A lot of “it” seems to come from past cultural experiences, and by the tangle of emotion associated with them. For Harry Potter fans, then, “it” might be a larp set at Hogwarths. For a lot of us, “it” is Tolkien, and hence any Tolkienish fantasy. For fans of old-school tabletop RPGs, it might come from dungeons or sanity points, and the classic sessions they evoke. Even for eclectic Nordic arthaus larps, similar resonances are at work with concepts like Hamlet Innifrån (Shakespeare), 1942 (any WW2 movie, or family history), Carolus Rex (steampunk), System Danmark (cyberpunk), etc. Most of the exceptions I can think of are larps that resonate not with fiction but with personal experience – Kjærlighet i Fornedringens Tid (all your failed relationships), 13 at the table (any embarrassing family dinner you’ve attended).
Is there an analytical way of predicting “it”? Not that I know of.
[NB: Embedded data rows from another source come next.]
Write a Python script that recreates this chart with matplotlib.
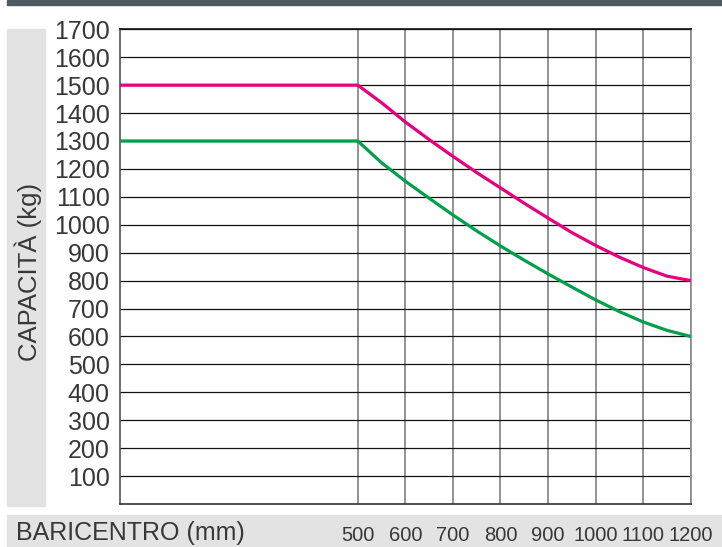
import matplotlib
matplotlib.use("Agg")
import matplotlib.pyplot as plt
from matplotlib.patches import Rectangle

# capacity curves (mm -> kg)
baricentro = [0, 500, 550, 600, 650, 700, 750, 800, 850, 900, 950, 1000, 1050, 1100, 1150, 1200]
cap_pink = [1500, 1500, 1437, 1368, 1305, 1245, 1187, 1132, 1077, 1024, 972, 926, 884, 847, 816, 800]
cap_green = [1300, 1300, 1222, 1156, 1095, 1035, 978, 924, 873, 824, 777, 731, 689, 652, 622, 600]

x_ticks = [500, 600, 700, 800, 900, 1000, 1100, 1200]
y_ticks = [100, 200, 300, 400, 500, 600, 700, 800, 900, 1000, 1100, 1200, 1300, 1400, 1500, 1600, 1700]

plt.rcParams['font.family'] = ['Liberation Sans', 'DejaVu Sans']
txt_col = '#383838'

W, H = 722, 547
fig = plt.figure(figsize=(W / 100, H / 100), dpi=100)

# background bands
fig.patches.append(Rectangle((7 / W, 1 - 4.7 / H), 1, 4.7 / H, transform=fig.transFigure,
                             color='#4d5b61', zorder=-1))
fig.patches.append(Rectangle((7 / W, (H - 505.5) / H), 38 / W, 476.5 / H, transform=fig.transFigure,
                             color='#e3e3e4', zorder=-1))
fig.patches.append(Rectangle((7 / W, 0), 1, 32 / H, transform=fig.transFigure,
                             color='#e3e3e4', zorder=-1))

ax = fig.add_axes([120 / W, (H - 504) / H, (690.7 - 120) / W, (504 - 29.3) / H])
ax.set_xlim(0, 1200)
ax.set_ylim(0, 1700)

ax.plot(baricentro, cap_pink, color='#e5007d', lw=2.3, solid_capstyle='butt', zorder=3)
ax.plot(baricentro, cap_green, color='#00a04b', lw=2.3, solid_capstyle='butt', zorder=3)

ax.set_xticks(x_ticks)
ax.set_xticklabels([str(v) for v in x_ticks])
ax.set_yticks(y_ticks)
ax.set_yticklabels([str(v) for v in y_ticks])
ax.tick_params(axis='both', length=0, labelcolor=txt_col)
ax.tick_params(axis='x', pad=16, labelsize=14.5)
ax.tick_params(axis='y', pad=7.5, labelsize=18)

ax.yaxis.grid(True, color='#111111', lw=0.9, zorder=1)
ax.xaxis.grid(True, color='#8a8a8a', lw=1.3, zorder=1)
ax.set_axisbelow(True)

ax.spines['top'].set_color('#111111')
ax.spines['bottom'].set_color('#333333')
ax.spines['left'].set_color('#555555')
ax.spines['right'].set_color('#8a8a8a')
for s in ax.spines.values():
    s.set_linewidth(1.2)

fig.text(28 / W, 1 - 272 / H, 'CAPACITÀ (kg)', rotation=90, ha='center', va='center',
         fontsize=18.5, color=txt_col)
fig.text(16 / W, 1 - 533 / H, 'BARICENTRO (mm)', ha='left', va='center',
         fontsize=18, color=txt_col)

fig.savefig('out.png', dpi=100)
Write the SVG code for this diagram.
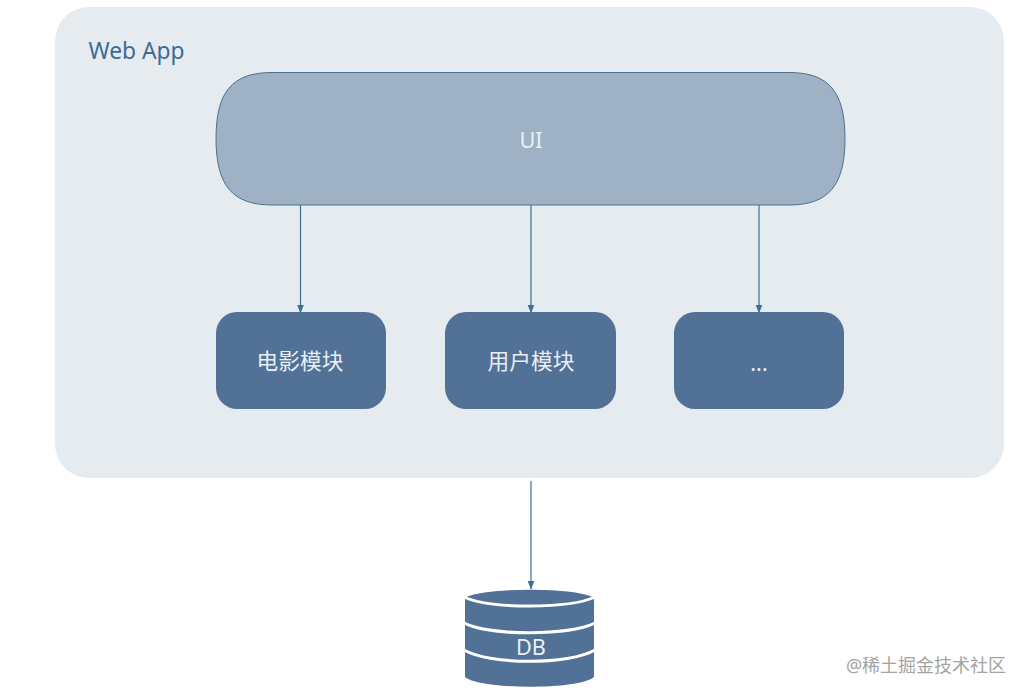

But here’s what I do when I try to figure out if an idea I have has that mystical quality: I talk about it, ceaselessly, and note the reactions of people I talk to. If the idea makes them come up with ideas of their own that fit with mine, such as a character or a potential location, the concept might have “it”. If someone else is so enthusiastic about the concept they want to make it happen, not only does the larp idea have “it” – we also have sown the seeds of a production team.